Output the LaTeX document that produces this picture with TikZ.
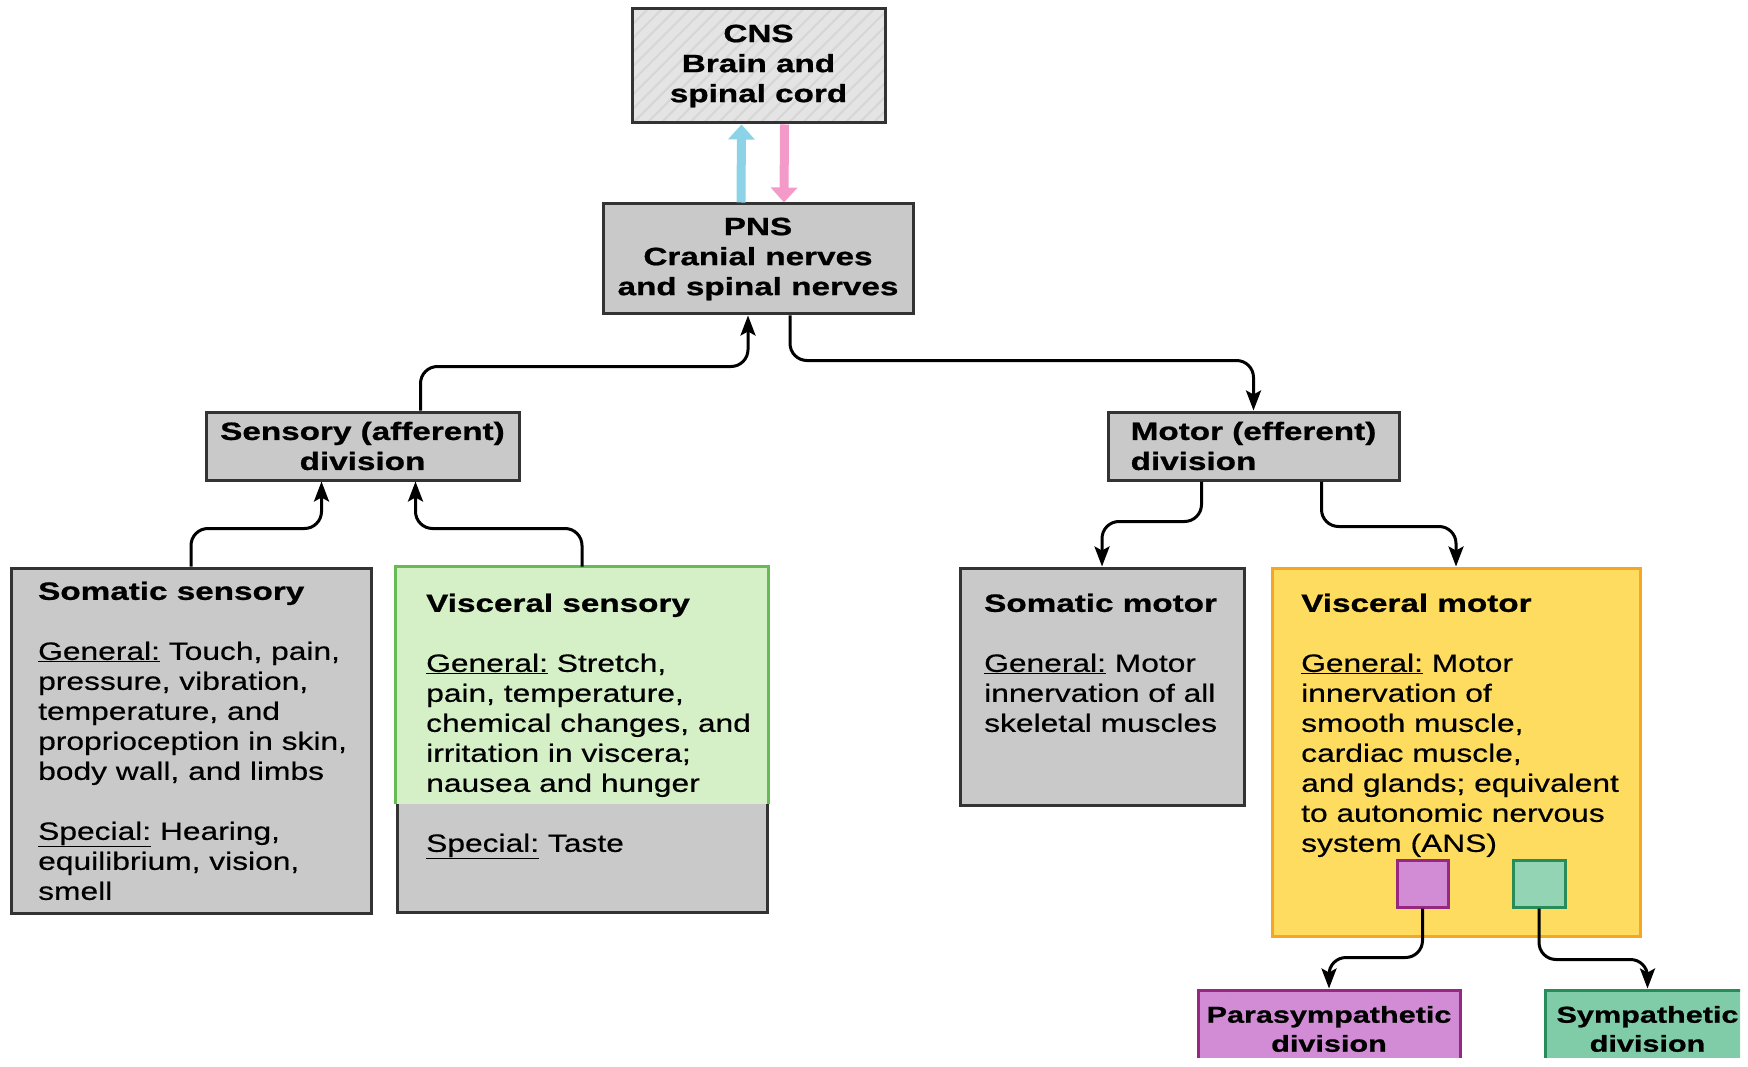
\documentclass[tikz,border=0pt]{standalone}
\usepackage{fontspec}
\setmainfont[FakeStretch=1.27, FakeBold=0.5, BoldFeatures={FakeStretch=1.33, FakeBold=0.9}]{Liberation Sans}
\usepackage{tikz}
\usetikzlibrary{positioning}
\usetikzlibrary{arrows.meta, patterns.meta}

\definecolor{boxgray}{RGB}{201,201,201}
\definecolor{boxline}{RGB}{51,51,51}
\definecolor{cnsgray}{RGB}{228,228,228}
\definecolor{cnshatch}{RGB}{214,214,214}
\definecolor{vsgreen}{RGB}{213,239,199}
\definecolor{vsline}{RGB}{102,187,85}
\definecolor{vmyellow}{RGB}{253,220,95}
\definecolor{vmline}{RGB}{245,166,35}
\definecolor{parafill}{RGB}{210,140,214}
\definecolor{paraline}{RGB}{150,40,130}
\definecolor{symfill}{RGB}{128,204,168}
\definecolor{symline}{RGB}{40,140,90}
\definecolor{afferent}{RGB}{141,211,232}
\definecolor{efferent}{RGB}{244,154,201}

\newcommand{\bodysize}{\fontsize{25}{30}\selectfont}
\newcommand{\anssize}{\fontsize{23}{29}\selectfont}

\begin{document}
\begin{tikzpicture}[x=1pt, y=-1pt,
		box/.style={draw=boxline, line width=3pt, fill=boxgray, inner sep=0pt},
		titlebox/.style={box, align=center, font=\bodysize\bfseries},
		bodytext/.style={anchor=north west, align=left, inner sep=0pt, font=\bodysize},
		conn/.style={draw=black, line width=3pt, rounded corners=17pt,
			-{Stealth[length=20pt, width=15pt, inset=4pt]}},
		upflow/.style={draw=afferent, line width=9pt, -{Triangle[length=15pt, width=26pt]}},
		downflow/.style={draw=efferent, line width=9pt, -{Triangle[length=15pt, width=26pt]}}
		]
		
		\useasboundingbox (0,0) rectangle (1748,1067);
		\clip (0,0) rectangle (1740,1057);
		
		% top
		\node[titlebox, fill=cnsgray, minimum width=253pt, minimum height=114pt,
			postaction={pattern={Lines[angle=45, distance=10pt, line width=2pt]}, pattern color=cnshatch},
			postaction={draw=boxline, line width=3pt}]
			(cns) at (758.5,66) {CNS\\Brain and\\spinal cord};
		\node[titlebox, minimum width=310pt, minimum height=110pt] (pns) at (758,259)
			{PNS\\Cranial nerves\\and spinal nerves};
		
		\draw[upflow] ([xshift=-17pt]pns.north) -- ([xshift=-17pt]cns.south);
		\draw[downflow] ([xshift=26pt]cns.south) -- ([xshift=26pt]pns.north);
		
		% divisions
		\node[titlebox, minimum width=313pt, minimum height=68pt] (sens) at (362.5,446)
			{Sensory (afferent)\\division};
		\node[titlebox, align=left, minimum width=291pt, minimum height=68pt] (motor) at (1253.5,446)
			{Motor (efferent)\\division};
		
		%sensory side
		\node[box, minimum width=360pt, minimum height=345pt] (somsens) at (191,740.5) {};
		\node[box, minimum width=370pt, minimum height=344pt] (vissens) at (582,740) {};
		\fill[vsgreen] (vissens.north west) rectangle ([yshift=110pt]vissens.south east);
		\draw[vsline, line width=3pt] ([yshift=110pt]vissens.south west) -- (vissens.north west)
			-- (vissens.north east) -- ([yshift=110pt]vissens.south east);
		
		\node[bodytext] (somsenstxt) at (38,581.5) {\textbf{Somatic sensory}\\[30pt]
			\underline{General:} Touch, pain,\\
			pressure, vibration,\\
			temperature, and\\
			proprioception in skin,\\
			body wall, and limbs\\[30pt]
			\underline{Special:} Hearing,\\
			equilibrium, vision,\\
			smell};
		\node[bodytext] (vissenstxt) at (426,593.5) {\textbf{Visceral sensory}\\[30pt]
			\underline{General:} Stretch,\\
			pain, temperature,\\
			chemical changes, and\\
			irritation in viscera;\\
			nausea and hunger\\[30pt]
			\underline{Special:} Taste};
		
		%motor side
		\node[box, minimum width=284pt, minimum height=237pt] (sommot) at (1102,686.5) {};
		\node[box, draw=vmline, fill=vmyellow, minimum width=368pt, minimum height=368pt] (vismot) at (1456,752) {};
		
		\node[bodytext] (sommottxt) at (984,593.5) {\textbf{Somatic motor}\\[30pt]
			\underline{General:} Motor\\
			innervation of all\\
			skeletal muscles};
		\node[bodytext] (vismottxt) at (1301,593.5) {\textbf{Visceral motor}\\[30pt]
			\underline{General:} Motor\\
			innervation of\\
			smooth muscle,\\
			cardiac muscle,\\
			and glands; equivalent\\
			to autonomic nervous\\
			system (ANS)};
		
		\node[box, draw=paraline, fill=parafill, minimum width=51pt, minimum height=47pt] (parasq) at (1422.5,883.5) {};
		\node[box, draw=symline, fill=symfill!85!white, minimum width=52pt, minimum height=47pt] (symsq) at (1539,883.5) {};
		
		% ANS divisions
		\node[titlebox, font=\anssize\bfseries, draw=paraline, fill=parafill, minimum width=262pt, minimum height=78pt] (para) at (1329,1029)
			{Parasympathetic\\division};
		\node[titlebox, font=\anssize\bfseries, draw=symline, fill=symfill, minimum width=205pt, minimum height=78pt] (symp) at (1647.5,1029)
			{Sympathetic\\division};
		
		%connectors
		\draw[conn] (somsens.north) -- ++(0,-38) -| ([xshift=-41pt]sens.south);
		\draw[conn] (vissens.north) -- ++(0,-38) -| ([xshift=53pt]sens.south);
		\draw[conn] ([xshift=58pt]sens.north) -- ++(0,-44) -| ([xshift=-10pt]pns.south);
		\draw[conn] ([xshift=32pt]pns.south) -- ++(0,45) -| (motor.north);
		\draw[conn] ([xshift=-52pt]motor.south) -- ++(0,40) -| (sommot.north);
		\draw[conn] ([xshift=68pt]motor.south) -- ++(0,45) -| (vismot.north);
		\draw[conn] (parasq.south) -- ++(0,49) -| (para.north);
		\draw[conn] (symsq.south) -- ++(0,51) -| (symp.north);
	\end{tikzpicture}
\end{document}
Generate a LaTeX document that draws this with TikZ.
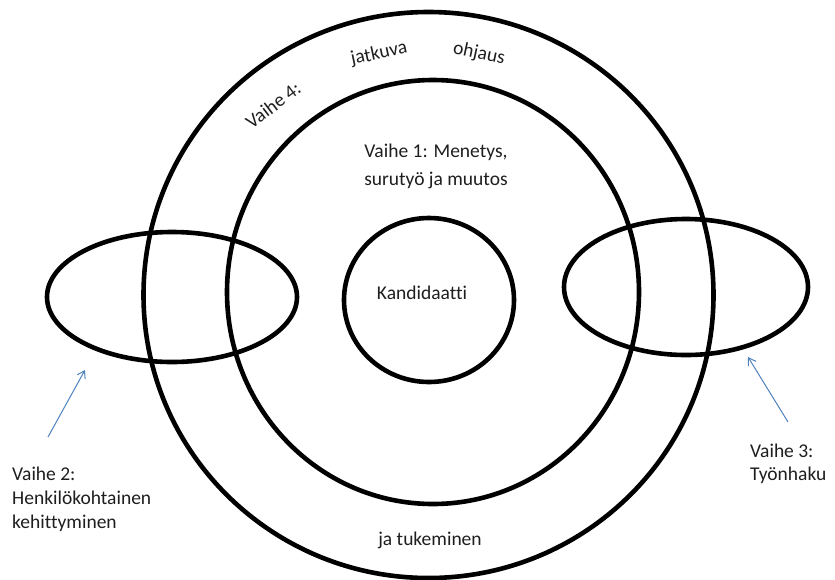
\documentclass[tikz,border=0pt]{standalone}
\usepackage{fontspec}
\setmainfont{Carlito}[Ligatures=NoCommon]
\usetikzlibrary{arrows.meta}
\definecolor{arrowblue}{RGB}{79,129,189}
\definecolor{txt}{RGB}{30,30,30}
\begin{document}
\begin{tikzpicture}[x=1pt,y=-1pt,
  ring/.style={draw=black,line width=4.6pt},
  lbl/.style={inner sep=0pt,text=txt,font=\fontsize{19.5}{24}\selectfont},
  pointer/.style={draw=arrowblue,line width=1pt,-{Straight Barb[length=7pt,width=9pt]}}]
\useasboundingbox (0,0) rectangle (835,579);
% rings and ellipses
\draw[ring] (428.5,295) ellipse [x radius=285, y radius=283];
\draw[ring] (433,292) ellipse [x radius=206, y radius=212];
\draw[ring] (429,300) ellipse [x radius=85, y radius=82];
\draw[ring] (172,297) ellipse [x radius=125, y radius=65];
\draw[ring] (686,287) ellipse [x radius=122, y radius=68];
% texts
\node[lbl,anchor=base] (k) at (422,299) {Kandidaatti};
\node[lbl,anchor=base] (v1a) at (436,157) {Vaihe 1: Menetys,};
\node[lbl,anchor=base] (v1b) at (436,185) {surutyö ja muutos};
\node[lbl,anchor=base] (jt) at (430,545) {ja tukeminen};
\node[lbl,rotate=37] (v4) at (273,105) {Vaihe 4:};
\node[lbl,rotate=12] (jk) at (379,54) {jatkuva};
\node[lbl,rotate=-12] (oh) at (479,54) {ohjaus};
\node[lbl,anchor=base west] (v2a) at (12,480) {Vaihe 2:};
\node[lbl,anchor=base west] (v2b) at (12,504) {Henkilökohtainen};
\node[lbl,anchor=base west] (v2c) at (12,528) {kehittyminen};
\node[lbl,anchor=base west] (v3a) at (750,457) {Vaihe 3:};
\node[lbl,anchor=base west] (v3b) at (750,480) {Työnhaku};
% arrows
\coordinate (a2s) at (48,437);
\coordinate (a2e) at (85,370);
\coordinate (a3s) at (788,422);
\coordinate (a3e) at (748,357);
\draw[pointer] (a2s) -- (a2e);
\draw[pointer] (a3s) -- (a3e);
\end{tikzpicture}
\end{document}
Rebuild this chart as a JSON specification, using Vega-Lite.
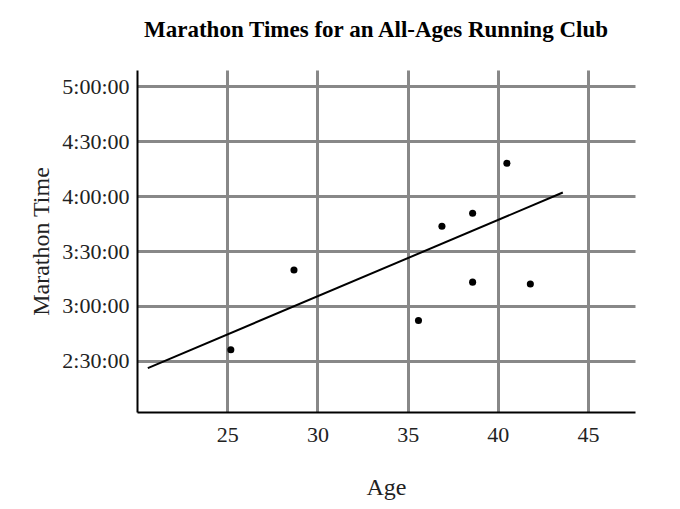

□ □ □ □ □ □ □

* TASK:
Scan the material and collect every line that contains "LaTeX".

* COMPLETED EXERCISE:
Output the LaTeX document that produces this picture with TikZ.
Generate a LaTeX document that draws this with TikZ.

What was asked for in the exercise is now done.